CONDAMNE la société France Plastiques Recyclage à payer à M. X. la somme de 200 euros à titre de dommages et intérêts au titre de son préjudice moral pour insertion dans son contrat de travail d'une clause de subordination privée ;

LA CONDAMNE à payer à l'Union Locale CGT de Chatou la somme de 100 euros à titre de dommages et intérêts au titre de son préjudice moral pour atteinte aux intérêts collectifs de la profession pour insertion de ladite clause dans le contrat de travail de M. X. ;

DIT que ces sommes porteront intérêts au taux légal à compter du présent arrêt ;

DIT n'y avoir lieu d'allouer de sommes au titre des frais irrépétibles ;

DIT que chacune des parties assumera la charge de ses propres dépens de première instance et d'appel.

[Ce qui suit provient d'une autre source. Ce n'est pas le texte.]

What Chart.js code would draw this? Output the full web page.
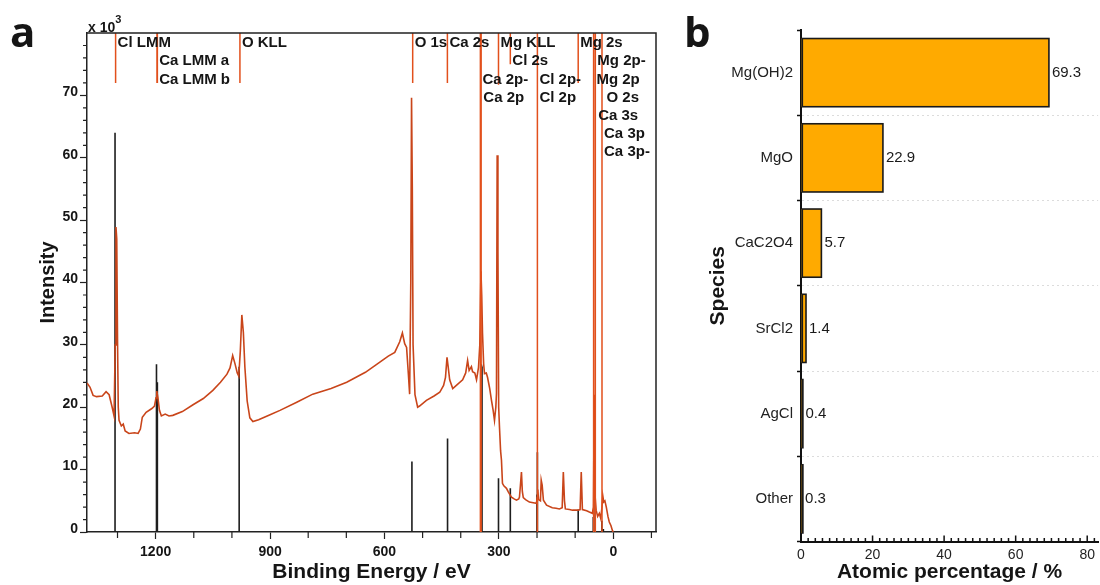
<!DOCTYPE html>
<html><head><meta charset="utf-8">
<script src="https://cdn.jsdelivr.net/npm/chart.js@4.4.0/dist/chart.umd.min.js"></script>
<style>
html,body{margin:0;padding:0;background:#fff;}
#wrap{position:relative;width:1100px;height:585px;overflow:hidden;background:#fff;}
#ca{position:absolute;left:0;top:0;}
#cb{position:absolute;left:680px;top:0;}
</style></head><body>
<div id="wrap">
<canvas id="ca" width="680" height="585"></canvas>
<canvas id="cb" width="420" height="585"></canvas>
</div>
<script>
// ---------- Panel a data (Binding energy in eV, intensity in 10^3 counts) ----------
const spectrumE = [1380,1372,1364,1355,1340,1330,1322,1314,1309,1306,1304,1302,1300,1298,1296,1290,1285,1280,1270,1255,1246,1240,1235,1225,1210,1203,1199,1197,1194,1190,1185,1175,1165,1155,1130,1102,1075,1050,1030,1013,1005,998,992,986,982,978,974,970,966,960,953,945,930,900,874,830,788,740,699,650,613,590,573,560,553,547,542,537,534,531,529,527,525,520,513,508,490,470,455,445,440,436,433,429,421,410,395,387,382,378,372,369,363,358.6,353.4,350,347,345,343,340,337.7,333,329.8,324,319.4,315,311.5,308,306.3,304.5,302.5,300.5,298.4,295.5,293.2,290.6,287,280.1,275,267,260,253.9,248,246,243.5,240.8,238.5,236,230,220,210,201.6,199.5,198,196,191,189,186.5,183.2,175,160,150,141.4,134,131,128,125.7,115,107,92,87,84,81,70,62.8,55,52,50,48,45,41,36.6,33,29.6,27.5,25,22,18.3,14,10.5,6,2.6,0];
const spectrumI = [23.9,23.2,21.9,21.7,21.8,22.5,22.0,20.0,18.6,30,48.9,47,31,20,17.9,17.0,17.3,16.2,15.8,15.9,15.8,16.5,18.4,19.2,19.8,20.2,21.5,22.6,21.5,19.5,18.6,18.9,18.6,18.7,19.3,20.4,21.4,22.7,24.0,25.3,26.3,28.3,27.0,25.5,25.0,29.0,34.8,32,26.4,21,18.3,17.7,18.0,18.8,19.5,20.8,22.1,23.0,24.0,25.6,27.2,28.2,28.8,30.5,31.9,30.2,29.6,25,22.1,40,69.6,55,30,22,20.0,20.2,21.1,21.8,22.4,23.5,24.8,28.0,26.5,24.4,23.0,23.6,24.4,25.5,27.5,25.9,26.5,25.7,25.5,24.4,26.4,30,41.8,38,32,27,25.4,25.5,24.8,23,21.1,19.5,17.9,20,22.2,60.4,45,20,16.8,13,11.5,7.8,7.4,7.0,6.4,5.6,5.3,5.1,5.3,5.6,7.5,9.6,6.5,5.5,5.2,4.8,4.7,4.6,5.5,6.8,5.2,5.0,8.3,7.5,5.1,4.3,3.9,3.8,3.7,3.9,9.6,5.0,3.7,3.6,3.5,3.5,3.6,9.6,3.6,3.4,3.2,3.0,4,22,6,3.5,2.5,3.0,2.2,4,5.8,4.8,5.0,4.0,2.5,1.6,1.0,0.3,0];

// reference (stick) lines
const stickE = [1306.5,1197.8,1196.9,1196.2,1195.5,981,528,434.6,346,345,344.2,301,270,199,200.2,92,52.5,47.5,30,26];
const stickI = [64.0,26.9,24.0,24.0,24.0,26.5,11.3,15.0,26.9,26.7,26.5,8.6,7.0,12.8,6.0,3.6,2.4,20.5,1.8,0.5];

// peak-label marker lines (from top of plot down to given intensity)
const markerE = [1305,1196.5,1195.5,979,526,435,348.5,346.5,301,270,199,92,51.6,47.1,29.6];
const markerBottom = [72,72,72,72,72,72,0,0,71.7,75,0,72,0,0,0];

// peak labels
const labelText = ["Cl LMM","Ca LMM a","Ca LMM b","O KLL","O 1s","Ca 2s","Ca 2p-","Ca 2p","Mg KLL","Cl 2s","Cl 2p-","Cl 2p","Mg 2s","Mg 2p-","Mg 2p","O 2s","Ca 3s","Ca 3p","Ca 3p-"];
const labelE    = [1305,1196,1196,979,526,435,348.5,346,301,270,199,199,92,47,49.5,23,45,29.5,29.5];
const labelRow  = [0,1,2,0,0,0,2,3,0,1,2,3,0,1,2,3,4,5,6];

const xMajor = [1200,900,600,300,0];
const yMajor = [0,10,20,30,40,50,60,70];

// ---------- Panel b data ----------
const species = ["Mg(OH)2","MgO","CaC2O4","SrCl2","AgCl","Other"];
const atomicPct = [69.3,22.9,5.7,1.4,0.4,0.3];
const pctTicks = [0,20,40,60,80];

const FONT = '"Liberation Sans", Arial, sans-serif';
const INK = '#151515';

function segs(E, top, bottom){
  const out=[];
  for(let i=0;i<E.length;i++){
    out.push({x:E[i],y:bottom[i]});
    out.push({x:E[i],y:top[i]});
    out.push({x:E[i],y:null});
  }
  return out;
}

const spectrumData = spectrumE.map((e,i)=>({x:e,y:spectrumI[i]}));
const stickData = segs(stickE, stickI, stickE.map(()=>0));
const markerData = segs(markerE, markerE.map(()=>80), markerBottom);

const panelAPlugin = {
  id:'panelA',
  afterDraw(chart){
    const {ctx, chartArea:a, scales:{x,y}} = chart;
    ctx.save();
    ctx.strokeStyle='#222'; ctx.lineWidth=1.5;
    ctx.beginPath(); ctx.moveTo(a.left,a.top); ctx.lineTo(a.right,a.top); ctx.lineTo(a.right,a.bottom); ctx.stroke();
    ctx.lineWidth=1.2;
    ctx.beginPath();
    for(let v=-100; v<=1300; v+=100){
      if(xMajor.includes(v)) continue;
      const px = x.getPixelForValue(v);
      ctx.moveTo(px,a.bottom); ctx.lineTo(px,a.bottom+6);
    }
    for(let v=0; v<=80; v+=2){
      if(v%10===0) continue;
      const py = y.getPixelForValue(v);
      ctx.moveTo(a.left-4,py); ctx.lineTo(a.left,py);
    }
    ctx.stroke();
    ctx.fillStyle=INK;
    ctx.textBaseline='alphabetic';
    ctx.font='bold 14px '+FONT;
    ctx.fillText('x 10', 88, 32);
    const w = ctx.measureText('x 10').width;
    ctx.font='bold 11px '+FONT;
    ctx.fillText('3', 88+w, 23);
    ctx.font='bold 15px '+FONT;
    ctx.textBaseline='middle';
    for(let i=0;i<labelText.length;i++){
      const px = x.getPixelForValue(labelE[i])+2;
      const py = a.top + 10 + labelRow[i]*18.2;
      ctx.fillText(labelText[i], px, py);
    }
    ctx.font='bold 42px "Open Sans", '+FONT;
    ctx.textBaseline='alphabetic';
    ctx.fillText('a', 10, 47);
    ctx.restore();
  }
};

new Chart(document.getElementById('ca'), {
  type:'scatter',
  data:{datasets:[
    {data:markerData, showLine:true, borderColor:'#E2501C', borderWidth:1.5, pointRadius:0, spanGaps:false, order:0},
    {data:spectrumData, showLine:true, borderColor:'#C9451A', borderWidth:1.6, pointRadius:0, order:1},
    {data:stickData, showLine:true, borderColor:'#1e1e1e', borderWidth:1.6, pointRadius:0, spanGaps:false, order:2}
  ]},
  options:{
    responsive:false, animation:false, devicePixelRatio:1,
    layout:{padding:{top:33,right:24,left:0,bottom:0}},
    plugins:{legend:{display:false}, tooltip:{enabled:false}},
    scales:{
      x:{type:'linear', reverse:true, min:-112, max:1380,
        afterBuildTicks:s=>{ s.ticks = xMajor.map(v=>({value:v})); },
        afterFit:s=>{ s.height = 53; },
        ticks:{font:{family:FONT, weight:'bold', size:14}, color:INK, padding:5, maxRotation:0, autoSkip:false, callback:v=>String(v)},
        grid:{drawOnChartArea:false, drawTicks:true, tickLength:7, tickColor:'#222', tickWidth:1.2},
        border:{display:true, color:'#222', width:1.5},
        title:{display:true, text:'Binding Energy / eV', font:{family:FONT, weight:'bold', size:21}, color:INK, padding:{top:0,bottom:0}}
      },
      y:{type:'linear', min:0, max:80,
        afterBuildTicks:s=>{ s.ticks = yMajor.map(v=>({value:v})); },
        afterFit:s=>{ s.width = 87; },
        ticks:{font:{family:FONT, weight:'bold', size:14}, color:INK, padding:2, labelOffset:-3, callback:v=>String(v)},
        grid:{drawOnChartArea:false, drawTicks:true, tickLength:7, tickColor:'#222', tickWidth:1.2},
        border:{display:true, color:'#222', width:1.5},
        title:{display:true, text:'Intensity', font:{family:FONT, weight:'bold', size:20}, color:INK, padding:{top:36,bottom:0}}
      }
    }
  },
  plugins:[panelAPlugin]
});

// ---------- Panel b ----------
const panelBPlugin = {
  id:'panelB',
  afterDatasetsDraw(chart){
    // outline each bar (keeps thin bars visible as dark strokes)
    const {ctx} = chart;
    const meta = chart.getDatasetMeta(0);
    ctx.save();
    ctx.strokeStyle='#1a1a1a'; ctx.lineWidth=1.6;
    meta.data.forEach(el=>{
      const l = Math.min(el.base, el.x), r = Math.max(el.base, el.x);
      ctx.strokeRect(l+0.8, el.y - el.height/2, Math.max(r-l-0.8, 0.6), el.height);
    });
    ctx.restore();
  },
  afterDraw(chart){
    const {ctx, chartArea:a, scales:{x}} = chart;
    ctx.save();
    ctx.strokeStyle='#111'; ctx.lineWidth=1.5;
    ctx.beginPath();
    for(let v=0; v<=82; v+=2){
      const px = x.getPixelForValue(v);
      const len = (v%20===0)?6:3.5;
      ctx.moveTo(px,a.bottom); ctx.lineTo(px,a.bottom-len);
    }
    ctx.stroke();
    const meta = chart.getDatasetMeta(0);
    ctx.fillStyle='#1a1a1a';
    ctx.font='15px '+FONT;
    ctx.textBaseline='middle';
    meta.data.forEach((el,i)=>{
      ctx.fillText(String(atomicPct[i]), el.x+3, el.y);
    });
    ctx.font='bold 42px "Open Sans", '+FONT;
    ctx.textBaseline='alphabetic';
    ctx.fillStyle=INK;
    ctx.fillText('b', 4, 47);
    ctx.restore();
  }
};

new Chart(document.getElementById('cb'), {
  type:'bar',
  data:{labels:species, datasets:[{data:atomicPct, backgroundColor:'#FFAA00', borderWidth:0, barPercentage:0.8, categoryPercentage:1}]},
  options:{
    indexAxis:'y', responsive:false, animation:false, devicePixelRatio:1,
    layout:{padding:{top:30,right:0,left:0,bottom:0}},
    plugins:{legend:{display:false}, tooltip:{enabled:false}},
    scales:{
      x:{type:'linear', min:0, max:83.05,
        afterBuildTicks:s=>{ s.ticks = pctTicks.map(v=>({value:v})); },
        afterFit:s=>{ s.height = 43.5; },
        ticks:{font:{family:FONT, size:14}, color:'#222', padding:5, maxRotation:0, autoSkip:false},
        grid:{drawOnChartArea:false, drawTicks:false},
        border:{display:true, color:'#111', width:2},
        title:{display:true, text:'Atomic percentage / %', font:{family:FONT, weight:'bold', size:21}, color:INK, padding:{top:0,bottom:0}}
      },
      y:{
        afterFit:s=>{ s.width = 121; },
        ticks:{font:{family:FONT, size:15}, color:'#222', padding:4},
        grid:{offset:true, drawOnChartArea:true, color:c=>(c.index===0?'rgba(0,0,0,0)':'#dcdcdc'), lineWidth:1, drawTicks:true, tickLength:4, tickColor:'#111', tickWidth:1.5},
        border:{display:true, color:'#111', width:2, dash:[2,3]},
        title:{display:true, text:'Species', font:{family:FONT, weight:'bold', size:21}, color:INK, padding:{top:26,bottom:0}}
      }
    }
  },
  plugins:[panelBPlugin]
});
</script>
</body></html>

Arrêt prononcé publiquement par mise à disposition de l'arrêt au greffe de la cour, les parties en [minute page 11] ayant été préalablement avisées dans les conditions prévues au deuxième alinéa de l'article 450 du code de procédure civile, et signé par Monsieur Jean-François DE CHANVILLE, Président, et par Monsieur Nicolas CAMBOLAS, Greffier, auquel la minute de la décision a été remise par le magistrat signataire.